The good news, as Tim Schafer says, is that "it's f—king awesome."
A lot of people are going to think that Brutal Legend is Tenacious D: The Video Game because Jack Black voices Eddie. It's just a case of really apt casting, though; you can tell because Kyle Gass is as yet not present. Instead, Brutal Legend is the work of Schafer, the same madman who brought the world Full Throttle, Grim Fandango and the ill-received but critically adored Psychonauts.
Because Psychonauts went over in the marketplace like a case of the clap (I almost said "like a lead zeppelin" but decided that would be alarmingly tacky), Brutal Legend has spent the last couple of years floating from publisher to publisher before landing at Electronic Arts. EA's been displaying a sudden and admirable willingness to take risks lately, and Brutal Legend is a gamble.
Psychonauts was a sales failure, and Tenacious D's "The Pick of Destiny" bombed at the box office. Anyone who sees Brutal Legend in action and doesn't think it kicks ass and immediately want to buy it is clearly a fun-hating demon child, but I remember saying the same things a few years ago about Psychonauts, and none of you bastards bought that either. If Brutal Legend somehow manages to bomb, it's going to ensure EA never does anything interesting or creative for the next decade, and it's going to result in a lot of angry editorials about how much gamers suck the root. Buy Brutal Legend, and you may in fact improve the world.
When Eddie lands in the Age of Metal, he immediately winds up with a sweet guitar and a cool ax, with an army of demons looking to take a piece out of him. Since Eddie is an accomplished roadie, he's not the leader that the fledgling human resistance is looking for, but he's very good at putting things together from behind the scenes. That includes a number of machines left behind by now-departed gods of rock, encoded in guitar tablature and schematics that only Eddie knows how to read.
Short version: Eddie manages to slap together a bitchin' hot rod pretty soon after the game starts. You're a big guy with an ax, a guitar, and a really fast car with flames on the sides, up against an endless army of expendable demons. Brutal Legend is about living in an album cover from '70s metal, where the only thing that matters about just any facet of the world is that it's as sweet as possible.
Brutal Legend is a free-roaming action game, to break it down to basic genres. The world of Brutal Legend is about 64 square kilometers wide, and it's designed to be driven through quickly and recklessly on your way to the next challenge. Eddie's hot rod can be summoned from anywhere in the game world with his guitar; various riffs take the place of "magic" in Brutal Legend, letting you set enemies on fire, call down lightning, or melt off enemies' faces, complete with its own short-lived pyrotechnics show.

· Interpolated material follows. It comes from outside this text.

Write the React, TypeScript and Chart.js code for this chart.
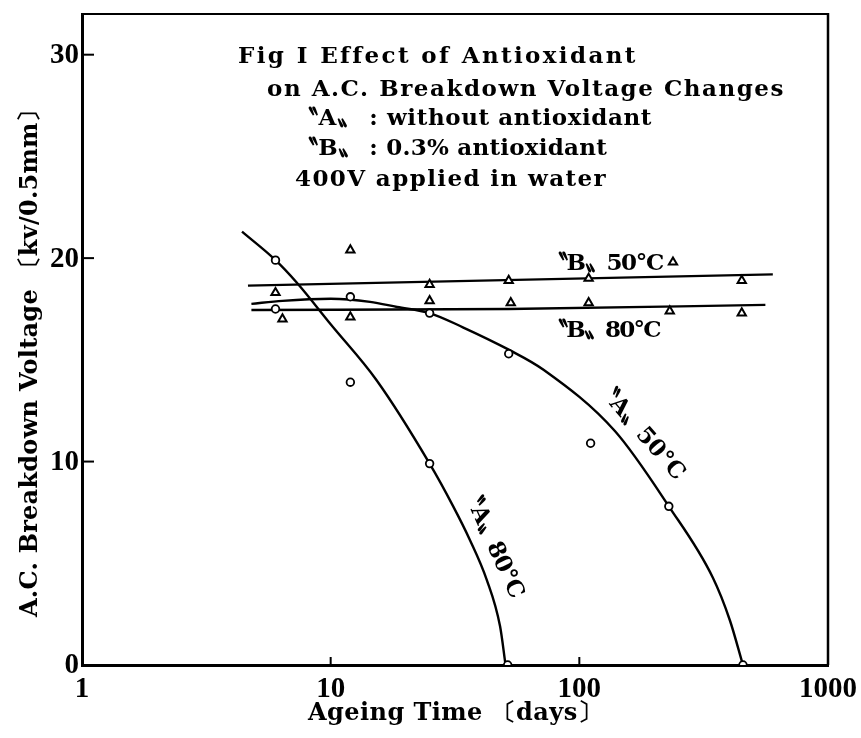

Eddie is also basically Glenn Danzig with a giant battle ax, so he's capable of dishing out some serious pain that way as well. The combat system is combo-based and relatively simple from what I've seen, including the ability to pop up an enemy and send him flying baseball style.
Brutal Legend is a love letter to heavy metal, complete with voice acting by Rob Halford, the vocalist for Judas Priest, and Lemmy of Motörhead fame. Since Lemmy is God, that makes Brutal Legend perilously close to divine writ. I'm having a hard time connotating the virtues of the game at the moment, but I'm glad something like this can be made. It's utterly ridiculous in all the right ways, and I can't wait to get my hands on it. The only thing that could go wrong at this point is if a couple of Psychonauts' flaws reassert themselves, like the ridiculous difficulty of the late game. I'm looking forward to finding that out for myself.